Number 90
For all you English majors out there, here are a few book reports from my recent reading.
Years ago, when I returned to college after an eight-year hiatus with the idea that I'd get a Ph.D., I was confused in a couple of my classes, not just because of my time off, but because I didn't understand some of the things I heard and read, and one professor in particular refused to answer questions. Something had happened in English lit, and the humanities in general, in those eight years. I found out later (after I gave up the Ph.D. quest, for other reasons) that what it was, was deconstruction. I haven't read any whole articles or books on this subject. I thought the reason deconstruction was incomprehensible was my own lack of critical and philosophical background. Not necessarily so, as I've learned from some anti-deconstruction books. At one time I wouldn't have read these books because superficially they seemed to represent uncongenial ideas, politically and philosophically. For example, Tenured Radicals would have sounded to me like a knee-jerk reaction against all politics that could be labeled liberal, left, progressive, radical, etc., and which encompassed valuable and necessary movements such as civil rights and feminist activism. This is why it's so important to get past those labels (like left and right), that change colors in time, and which can prevent examination of specific issues.
That said, let me briefly introduce you to four interesting books that examine the intellectual and political changes that have occurred in academia in the last couple of decades under the influence of deconstruction. It may be unfair to report only on these books without giving equal time to deconstructionist icons such as Derrida, Paul de Man (embarrassingly discovered to have been a Nazi sympathizer), etc., but sometimes I learn backwards.
I've learned some of the basic vocabulary of deconstruction, such as privileging, demystify, subvert. You may think you know what these words mean, but they're used in a different way by deconstructionists. As I understand it, deconstruction has to do with taking apart literature to show it means something other than what it seems to ~ to demystify privileged ideas and subvert obvious, accepted meanings. When I was an undergraduate, we talked about symbols in literature, which were common or at least comprehensible in literary or popular culture (e.g., a rose isn't just a rose, it also suggests love and beauty). Deconstruction says that the only meanings in any literature are political, and the only legitimate way to read any work of literature is as a political critique of the dominant paradigm, the government (most governments), religion, reason, and all classic humanist ideals. A "privileged idea" is one that is generally believed, I suppose in the sense that a person with worldly advantages is "privileged." Deconstructionists say that "all readings are misreadings" or "all interpretation is misinterpretation." Except theirs, of course. There is no objective reality or "truth."
This thinking gives no leeway for individual artists' expression of their experiences and perceptions through art. In fact, the concept of "individual" is suspect in deconstruction. But why bother reading literature, if it's all really about the same thing, and you know in advance what to think about it, that is to agree or disagree with its real or imagined political stance on race, gender, or class?

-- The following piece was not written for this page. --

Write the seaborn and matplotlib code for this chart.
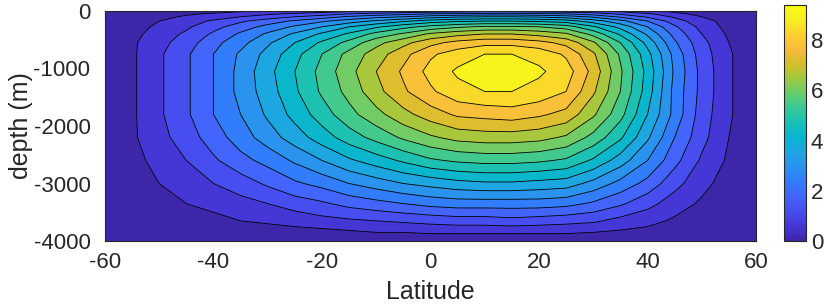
"""Overturning streamfunction section: filled contours of psi vs latitude and depth."""

import numpy as np
import matplotlib
matplotlib.use("Agg")
import matplotlib.pyplot as plt
import seaborn as sns

# --- Data ---
latitude = [-60, -55, -50, -45, -40, -35, -30, -25, -20, -15, -10, -5, 0,
            5, 10, 15, 20, 25, 30, 35, 40, 45, 50, 55, 60]
depth = [0, -5, -12, -25, -50, -100, -175, -275, -400, -550, -750, -1050, -1400,
         -1800, -2200, -2600, -3000, -3350, -3650, -3850, -4000]

# streamfunction in tenths, one row per depth, one column per latitude
psi_tenths = [
    [0, 0, 0, 0, 0, 0, 0, 0, 0, 0, 0, 0, 0, 0, 0, 0, 0, 0, 0, 0, 0, 0, 0, 0, 0],
    [0, 0, 1, 1, 2, 3, 3, 4, 4, 5, 6, 6, 7, 7, 7, 7, 7, 7, 6, 5, 4, 2, 1, 1, 0],
    [0, 1, 2, 3, 5, 6, 8, 9, 11, 12, 14, 15, 16, 17, 18, 18, 17, 16, 14, 12, 9, 5, 3, 1, 0],
    [0, 1, 2, 4, 5, 7, 9, 10, 12, 14, 16, 17, 19, 20, 20, 21, 20, 19, 17, 13, 10, 6, 3, 2, 0],
    [0, 2, 3, 5, 7, 9, 11, 13, 15, 18, 20, 22, 24, 25, 26, 26, 25, 24, 21, 17, 13, 8, 4, 2, 0],
    [0, 2, 4, 7, 9, 12, 15, 18, 21, 25, 28, 30, 33, 35, 36, 36, 35, 33, 29, 23, 17, 11, 6, 3, 0],
    [0, 3, 6, 9, 13, 17, 21, 25, 29, 33, 37, 41, 45, 47, 48, 48, 47, 45, 39, 32, 24, 15, 8, 4, 0],
    [0, 4, 7, 11, 16, 21, 26, 31, 36, 42, 47, 52, 56, 59, 61, 61, 60, 57, 49, 40, 30, 19, 10, 4, 0],
    [0, 4, 9, 13, 19, 25, 31, 37, 43, 49, 56, 61, 67, 70, 72, 72, 70, 67, 58, 47, 35, 22, 12, 5, 0],
    [0, 5, 10, 15, 22, 28, 35, 42, 49, 56, 64, 70, 76, 80, 82, 82, 80, 76, 67, 54, 40, 25, 14, 6, 0],
    [0, 5, 11, 17, 24, 31, 38, 46, 54, 62, 69, 76, 83, 87, 90, 90, 88, 83, 73, 59, 44, 28, 15, 7, 0],
    [0, 5, 11, 17, 24, 32, 40, 48, 56, 64, 72, 79, 86, 91, 93, 94, 91, 87, 76, 61, 46, 29, 16, 7, 0],
    [0, 5, 11, 17, 24, 32, 39, 47, 55, 62, 70, 77, 83, 88, 90, 90, 88, 84, 73, 60, 45, 28, 16, 7, 0],
    [0, 5, 11, 17, 24, 30, 37, 44, 51, 58, 64, 70, 75, 79, 80, 81, 79, 76, 67, 56, 42, 28, 15, 7, 0],
    [0, 5, 10, 15, 21, 27, 33, 39, 45, 51, 56, 61, 65, 68, 69, 69, 68, 65, 58, 49, 37, 24, 14, 6, 0],
    [0, 4, 8, 12, 17, 22, 26, 31, 36, 41, 45, 49, 53, 55, 56, 56, 55, 53, 47, 39, 30, 20, 11, 5, 0],
    [0, 3, 6, 9, 12, 15, 19, 23, 26, 30, 33, 36, 38, 40, 41, 41, 40, 39, 34, 28, 22, 14, 8, 3, 0],
    [0, 2, 4, 6, 8, 10, 12, 15, 17, 20, 22, 24, 26, 27, 27, 27, 27, 26, 23, 19, 14, 9, 5, 2, 0],
    [0, 1, 2, 3, 4, 6, 7, 8, 10, 11, 12, 13, 14, 15, 15, 16, 15, 14, 13, 10, 8, 5, 3, 1, 0],
    [0, 0, 1, 1, 2, 3, 3, 4, 4, 5, 6, 6, 7, 7, 7, 7, 7, 7, 6, 5, 4, 2, 1, 1, 0],
    [0, 0, 0, 0, 0, 0, 0, 0, 0, 0, 0, 0, 0, 0, 0, 0, 0, 0, 0, 0, 0, 0, 0, 0, 0],
]
contour_levels = [0.6, 1.2, 1.8, 2.4, 3.0, 3.6, 4.2, 4.8, 5.4, 6.0, 6.6, 7.2, 7.8, 8.4, 9.0]
xticks = [-60, -40, -20, 0, 20, 40, 60]
yticks = [-4000, -3000, -2000, -1000, 0]
cbar_ticks = [0, 2, 4, 6, 8]

psi = np.array(psi_tenths) / 10.0

# parula-like colormap (MATLAB default)
parula = [(0.2422, 0.1504, 0.6603), (0.2706, 0.2147, 0.8364), (0.2813, 0.3006, 0.9414),
          (0.2699, 0.3892, 0.9906), (0.1963, 0.4847, 0.9892), (0.1687, 0.5703, 0.9359),
          (0.1248, 0.6459, 0.8883), (0.0297, 0.7082, 0.8163), (0.0964, 0.7500, 0.7120),
          (0.2161, 0.7843, 0.5923), (0.3909, 0.8029, 0.4354), (0.6174, 0.7876, 0.2612),
          (0.8203, 0.7498, 0.1535), (0.9728, 0.7298, 0.2394), (0.9892, 0.8136, 0.1885),
          (0.9628, 0.9373, 0.1265), (0.9769, 0.9839, 0.0805)]
cmap = sns.blend_palette(parula, n_colors=256, as_cmap=True)

sns.set_style("white")
plt.rcParams["font.family"] = ["Liberation Sans", "DejaVu Sans"]
plt.rcParams["axes.unicode_minus"] = False

vmax = psi.max()
# MATLAB contourf colours each band with the colour of its lower level
fill_levels = [-0.01] + contour_levels + [psi.max() + 1]
band_colors = [cmap(0.0)] + [cmap(v / vmax) for v in contour_levels]

fig = plt.figure(figsize=(8.3, 3.06), dpi=100)
ax = fig.add_axes([105 / 830, 65 / 306, 651 / 830, 230 / 306])
cax = fig.add_axes([784 / 830, 65 / 306, 22 / 830, 236 / 306])

ax.contourf(latitude, depth, psi, levels=fill_levels, colors=band_colors)
ax.contour(latitude, depth, psi, levels=contour_levels, colors="k", linewidths=0.6)
ax.set_xlim(-60, 60)
ax.set_ylim(-4000, 0)
ax.set_xticks(xticks)
ax.set_yticks(yticks)
ax.set_yticklabels([str(v) for v in yticks])
ax.tick_params(direction="in", top=True, right=True, length=5, labelsize=16, color="#262626")
ax.tick_params(axis="x", pad=8)
ax.tick_params(axis="y", pad=10.5)
ax.set_xlabel("Latitude", fontsize=18, labelpad=5)
ax.set_ylabel("depth (m)", fontsize=18, labelpad=0.5)
for s in ax.spines.values():
    s.set_color("#262626")
    s.set_linewidth(0.8)

sm = plt.cm.ScalarMappable(cmap=cmap, norm=plt.Normalize(0, vmax))
cb = fig.colorbar(sm, cax=cax, ticks=cbar_ticks)
cb.ax.tick_params(direction="in", length=5, labelsize=16, color="#262626")
cb.outline.set_edgecolor("#262626")

fig.savefig("out.png", dpi=100)
plt.close()
print("Saved: out.png")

Deconstruction methods do not apply only to literature now, which is easy to fuzz up. Kimball illustrates the deconstruction process with Professor Michael Fried's analysis of "The Quarry," a hunting scene painted by Gustave Courbet in 1856. Fried explains that it's all about the painter and the process of painting, not about hunting. Also, the principle that what is not shown is more important than what is shown means that the dead deer's unshown genitals represent violent sex, which the hunter is not looking at; so somehow it's all about castration. Of course a roe deer is a female.
In 1996 Alan Sokal caused a bit of a scandal when he submitted a parody article to the journal Social Text ~ which the journal published in all seriousness. "Transgressing the Boundaries: Toward a Transformative Hermeneutics of Quantum Gravity" included quotations about physics and math by French and American intellectuals. Fashionable Nonsense shows how the "postmodern" intellectual trend says there is no objective reality, and scientific theories are all socially agreed-on constructs. (By the way, I also learned from these books that quotation marks as I used them around "postmodern" are "scare quotes.")
For more fun reading along these lines, try The Pooh Perplex and Postmodern Pooh by Frederick C. Crews (PO 30), and The Painted Word and From Bauhaus to Our House by Tom Wolfe.
On TV the other night someone started to say "slown down," then corrected himself and said "slowed down." It's an understandable mistake. Why don't we have "slown" when we have "flown" and "blown"?
The U.S. Postal Service comes in for a lot of complaints, but consider this report from one of my Mexican students: She was stunned to learn that it's OK to mail a check to pay a bill here in the U.S. In Mexico, big companies rely on private carriers like DHL or UPS to deliver bills. The post office there is unreliable and mail is subject to theft. And one of my Venezuelan students asked me if it was safe to put a letter in her mailbox with the flag up so the mail carrier would take it. Our post office isn't perfect, but it's pretty good. Thanks, Frank.